At 36 degrees, the water temperature Friday morning was higher than the air temperature at Waukegan Municipal Beach, making a chilling dip a respite of sorts for hundreds who jumped into Lake Michigan for a good cause.
Still, the wind chill hovered in the teens and those who dared -- and hundreds more who lined the beach to cheer and snap pictures of friends and loved ones -- agreed the 17th annual Polar Bear Plunge was a memorable experience.
"It was different. Definitely different. My teeth felt like bricks," said Javel Cosby, a specialist in the U.S. Army from Fort Riley, Kansas, who was visiting family for the holidays. Like many others, Cosby was a first-time plunger and took some convincing from his friend, Lowrences Rivera, who was in town from Florida.
"It was on my bucket list," explained Rivera, 24.
The event is hosted by the city of Waukegan and the Waukegan Park District on behalf of Special Recreation Services of Northern Lake County. The agency offers programs and team and individual sports for special recreation athletes.
"This year is like tropical. We have open water," said Julie Schneider, manager of special recreation for the park district. About 400 signed up and more continued to trickle in near the 11 a.m. deadline. Each paid $15 in advance or $20 on Friday.
"This has been a little easier than other years," said city spokesman David Motley, who carried on a running commentary broadcast over a loudspeaker. "We've had to deal with ice, rain, snow -- all manner of mayhem," he added.
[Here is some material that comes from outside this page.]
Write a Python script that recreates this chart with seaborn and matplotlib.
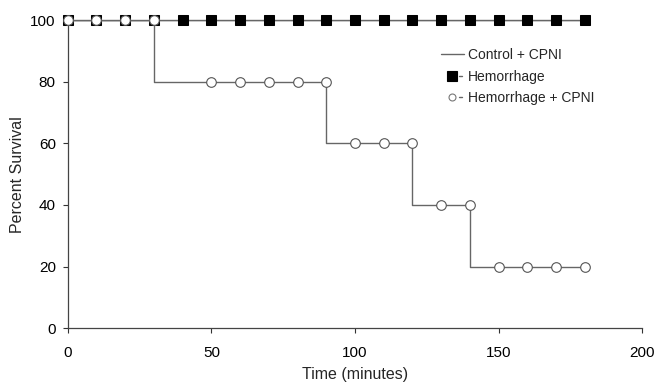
import matplotlib
matplotlib.use("Agg")
import matplotlib.pyplot as plt
import seaborn as sns
from matplotlib.lines import Line2D
from matplotlib.legend_handler import HandlerBase

sns.set_theme(style="ticks")
plt.rcParams['font.family'] = ['Liberation Sans', 'DejaVu Sans']

time_ctrl = [0, 180]
surv_ctrl = [100, 100]
time_hem = [0, 10, 20, 30, 40, 50, 60, 70, 80, 90, 100, 110, 120, 130, 140, 150, 160, 170, 180]
surv_hem = [100] * 19
time_hc = [0, 10, 20, 30, 50, 60, 70, 80, 90, 100, 110, 120, 130, 140, 150, 160, 170, 180]
surv_hc = [100, 100, 100, 100, 80, 80, 80, 80, 80, 60, 60, 60, 40, 40, 20, 20, 20, 20]

xticks = [0, 50, 100, 150, 200]
yticks = [0, 20, 40, 60, 80, 100]
labels = ["Control + CPNI", "Hemorrhage", "Hemorrhage + CPNI"]

fig = plt.figure(figsize=(6.58, 3.87), dpi=100)
ax = fig.add_axes([0.103, 0.152, 0.873, 0.796])

lc = "#666666"
sns.lineplot(x=time_ctrl, y=surv_ctrl, ax=ax, color=lc, linewidth=1.0)
sns.lineplot(x=time_hem, y=surv_hem, ax=ax, color=lc, linewidth=1.0,
             marker="s", markersize=6.6, markerfacecolor="black",
             markeredgecolor="black", clip_on=False)
sns.lineplot(x=time_hc, y=surv_hc, ax=ax, color=lc, linewidth=1.0,
             drawstyle="steps-pre")
sns.scatterplot(x=time_hc, y=surv_hc, ax=ax, marker="o", s=48,
                facecolor="white", edgecolor="#555555", linewidth=0.8,
                clip_on=False, zorder=5)

ax.set_xlim(0, 200)
ax.set_ylim(0, 100)
ax.set_xticks(xticks)
ax.set_yticks(yticks)
ax.tick_params(labelsize=11, length=3.6, width=0.8, colors="#333333",
               labelcolor="black")
ax.tick_params(axis="x", pad=9)
ax.tick_params(axis="y", pad=5)
for s in ["top", "right"]:
    ax.spines[s].set_visible(False)
for s in ["left", "bottom"]:
    ax.spines[s].set_color("#444444")
    ax.spines[s].set_linewidth(0.9)
ax.set_xlabel("Time (minutes)", fontsize=11.5, labelpad=5)
ax.set_ylabel("Percent Survival", fontsize=11.5, labelpad=4)


class MarkDash(HandlerBase):
    def create_artists(self, legend, orig, xd, yd, w, h, fontsize, trans):
        y = yd + h / 2
        arts = []
        if orig.get_marker() in (None, "None", ""):
            arts.append(Line2D([xd, xd + w], [y, y], color=lc, linewidth=1.0,
                               transform=trans))
        else:
            arts.append(Line2D([xd + 0.78 * w, xd + 0.92 * w], [y, y],
                               color=lc, linewidth=1.0, transform=trans))
            arts.append(Line2D([xd + 0.48 * w], [y], marker=orig.get_marker(),
                               markersize=orig.get_markersize(),
                               markerfacecolor=orig.get_markerfacecolor(),
                               markeredgecolor=orig.get_markeredgecolor(),
                               markeredgewidth=0.8, linestyle="None",
                               transform=trans))
        return arts


handles = [
    Line2D([], [], color=lc, linewidth=1.0),
    Line2D([], [], marker="s", markersize=7, markerfacecolor="black",
           markeredgecolor="black", linestyle="None"),
    Line2D([], [], marker="o", markersize=5, markerfacecolor="white",
           markeredgecolor="#777777", linestyle="None"),
]
ax.legend(handles, labels, handler_map={Line2D: MarkDash()},
          loc="upper left", bbox_to_anchor=(441 / 658, 1 - 48 / 387),
          bbox_transform=fig.transFigure, frameon=False, borderpad=0,
          borderaxespad=0, fontsize=10, handlelength=1.65,
          handletextpad=0.3, labelspacing=0.55)

fig.savefig("out.png", dpi=100)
A bonfire on the frozen sand was a welcome new addition.
"It's something I've always wanted to do and it's for a good cause," said Kimi Picard, 27, a first-timer who was with a group of 16 from the North Avenue Tap in Waukegan. "I find this exhilarating. I'm excited to do it."
For many, like the Mundelein Polar Bear Club, it was a group experience. More than two dozen, including six kids aged 8 to 13, gave it a try. Mundelein village Trustee Holly Kim organized the outing.
"It's a club that meets once a year and then we eat hot food," she said.
Besides bikinis and swim suits, the gathering featured an array of costumes and other distinguishing attire and head gear, including crowns, wolf and horses heads and a top hat. Shanelle Garrett of North Chicago was dressed head to toe in a distinctive light blue Cookie Monster costume "onesy" and her four friends were similarly attired.
"This should be a breeze as long as this one doesn't pull me down," she said of her friend, Alisa Kempers.
Magda Yarza of Waukegan said she wanted to start the year off right.
"This is very challenging for me. I get cold in the summer," she said. She liked it so much that she readied for a second dip. "It was great," she said.
Another trademark of the event is that participants are much more chatty before they enter the water.
Mia Hassan, 18, of Round Lake Beach came with her father, Rob, her sister, Julia, 16, and a friend, Camryn Gunn, 16, of Lindenhurst.
"It's on my bucket list. It was a last minute thing," Mia said before running waist deep into the water. And after? "Yeah, it was good," she said before darting off.